When I joined the Star in the mid-1970s he was part of a team of gun newspaper writers unmatched elsewhere in the country. With the cult of television personalities still in its infancy, the Star's team of star writers - Gilmore, Noel Holmes, Pat Booth, Jack Leigh, Des Mahoney, Michael Brett and others - were household names.

My sometime colleague Warwick Roger speaks of him as a mentor. To me he was not so much the teacher as an example of what was possible in this trade.

Trade was Gilmore's word. He hated the snobbish efforts of some to turn journalism into one of the so-called professions.

For those of us just wanting to write, Gilmore was proof positive that to succeed in New Zealand journalism, you didn't necessarily have to clamber up the management ladder, or desert to the better-paid pastures of public relations.

To be sure, Gilmore did not live on his salary alone. When I got there he was unrivalled king of the "rats" as well. "Ratting" was the practice of rifling through the carbon copies of stories to be published, seeking goodies to sell to overseas newspapers.

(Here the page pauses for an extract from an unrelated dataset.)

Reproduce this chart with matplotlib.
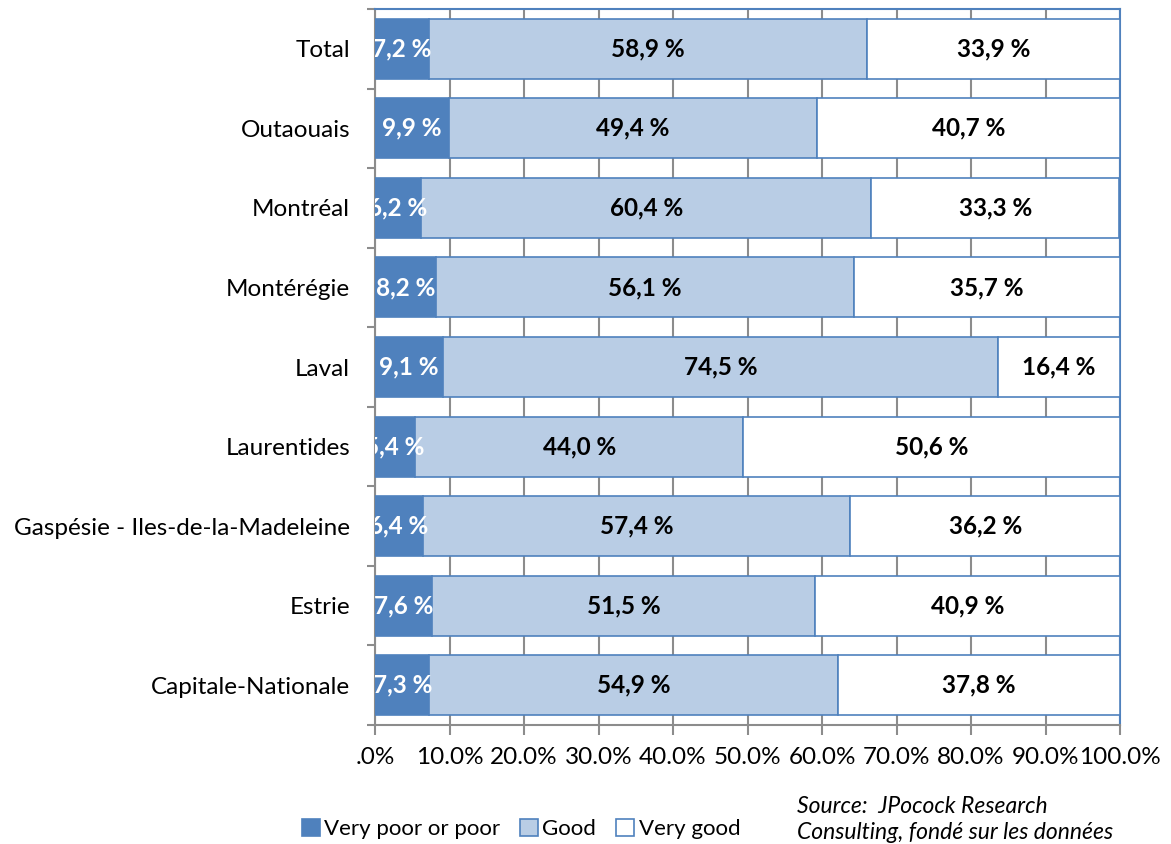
import matplotlib.pyplot as plt
import numpy as np

plt.rcParams['font.family'] = ['Lato', 'DejaVu Sans']

regions = ['Capitale-Nationale', 'Estrie', 'Gaspésie - Iles-de-la-Madeleine',
           'Laurentides', 'Laval', 'Montérégie', 'Montréal', 'Outaouais', 'Total']
poor = [7.3, 7.6, 6.4, 5.4, 9.1, 8.2, 6.2, 9.9, 7.2]
good = [54.9, 51.5, 57.4, 44.0, 74.5, 56.1, 60.4, 49.4, 58.9]
very_good = [37.8, 40.9, 36.2, 50.6, 16.4, 35.7, 33.3, 40.7, 33.9]
series_names = ['Very poor or poor', 'Good', 'Very good']
x_ticks = [0, 10, 20, 30, 40, 50, 60, 70, 80, 90, 100]
x_ticklabels = ['.0%', '10.0%', '20.0%', '30.0%', '40.0%', '50.0%',
                '60.0%', '70.0%', '80.0%', '90.0%', '100.0%']

c_dark = '#4F81BD'
c_light = '#B9CDE5'
c_grid = '#8C8C8C'

fig = plt.figure(figsize=(11.71, 8.44), dpi=100)
ax = fig.add_axes([375 / 1171, 1 - 725 / 844, 745 / 1171, 716 / 844])

y = np.arange(len(regions))
h = 0.755
poor = np.array(poor)
good = np.array(good)
very_good = np.array(very_good)

b1 = ax.barh(y, poor, h, color=c_dark, edgecolor=c_dark, linewidth=1.2,
             label=series_names[0], zorder=3)
b2 = ax.barh(y, good, h, left=poor, color=c_light, edgecolor=c_dark,
             linewidth=1.2, label=series_names[1], zorder=3)
b3 = ax.barh(y, very_good, h, left=poor + good, color='white', edgecolor=c_dark,
             linewidth=1.2, label=series_names[2], zorder=3)

def fmt(v):
    return f'{v:.1f} %'.replace('.', ',')

fs = 17.5
for i in range(len(regions)):
    ax.text(poor[i] / 2, y[i], fmt(poor[i]), ha='center', va='center',
            color='white', fontsize=fs, fontweight='bold', zorder=5,
            clip_on=True)
    ax.text(poor[i] + good[i] / 2, y[i], fmt(good[i]), ha='center', va='center',
            color='black', fontsize=fs, fontweight='bold', zorder=5)
    ax.text(poor[i] + good[i] + very_good[i] / 2, y[i], fmt(very_good[i]),
            ha='center', va='center', color='black', fontsize=fs,
            fontweight='bold', zorder=5)

ax.set_xlim(0, 100)
ax.set_ylim(-0.5, 8.5)
ax.set_xticks(x_ticks)
ax.set_xticklabels(x_ticklabels, fontsize=fs)
ax.set_yticks(y)
ax.set_yticklabels(regions, fontsize=fs)
ax.set_yticks(np.arange(-0.5, 9, 1), minor=True)
ax.tick_params(axis='y', which='major', length=0, pad=18)
ax.tick_params(axis='y', which='minor', length=6, width=1.5, color=c_grid)
ax.tick_params(axis='x', length=7, width=1.5, color=c_grid, pad=9)

ax.grid(axis='x', color=c_grid, linewidth=1.5, zorder=0)
ax.set_axisbelow(True)
ax.spines['left'].set_color(c_grid)
ax.spines['bottom'].set_color(c_grid)
ax.spines['left'].set_linewidth(1.5)
ax.spines['bottom'].set_linewidth(1.5)
ax.spines['top'].set_color(c_dark)
ax.spines['right'].set_color(c_dark)
ax.spines['top'].set_linewidth(1.5)
ax.spines['right'].set_linewidth(1.5)

fig.legend(handles=[b1, b2, b3], loc='center', bbox_to_anchor=(521 / 1171, 1 - 829 / 844),
           ncol=3, frameon=False, fontsize=16, handlelength=0.8, handleheight=0.8,
           handletextpad=0.2, columnspacing=0.9, borderpad=0)

fig.text(797 / 1171, 1 - 796 / 844, 'Source:  JPocock Research\nConsulting, fondé sur les données',
         ha='left', va='top', fontsize=16.5, style='italic', linespacing=1.3)

fig.savefig('out.png', dpi=100)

It was a perk of seniority, and Gilmore had some of the best - Time magazine was one, London's Daily Express another. He got the Express job by being first. In the late 1950s he heard from a colleague that the then Express stringer had died in the South Island in a plane crash.

"That's a good job for someone," he said, and immediately cabled the Express that their man was dead and could he have the job. He got it.

It was a good earner, as I discovered one week when he asked me to fill in for him. I managed to beat up a brawl in a visiting British warship into a near mutiny, which got the Poms very excited, and impressed Gilmore greatly, although we did sweat it for a while when the Express showed signs of jetting its gun reporters in from London to take over the yarn.

Ratting was tolerated by the editors - most of whom had done it themselves - which did save Gilmore the time he passed on a world scoop about an Auckland mother without a womb who had given birth.

Unbeknown to him, the Star at the last moment held its scoop back for a day.

The outcome? It hit London and the world a day before Aucklanders read of it.

One thing I did purloin from Gilmore was his simple modus operandi: "Never ask, never get."

He never barged in, claiming some God-given right to know as a member of the Fourth Estate. His approach was to charm information out of people. That, and by being genuinely interested in the people he spoke to and by being polite.

This softly-softly approach led to some of the most revealing and insightful personality profiles I have read.

His political views were certainly not mine. We enjoyed having each other on. I remember him taking me to the old Auckland Club one time gleefully to show off a baton hanging above the bar which had been used by special police to beat wharfies in 1951 or during the Depression or whenever.

I seem to remember getting my own back by engineering him into a meeting with Jim Anderton and leaving them to it.

We last spoke a couple of weeks ago. He was seeking elaboration of some journalistic scandal or other. I left him happy.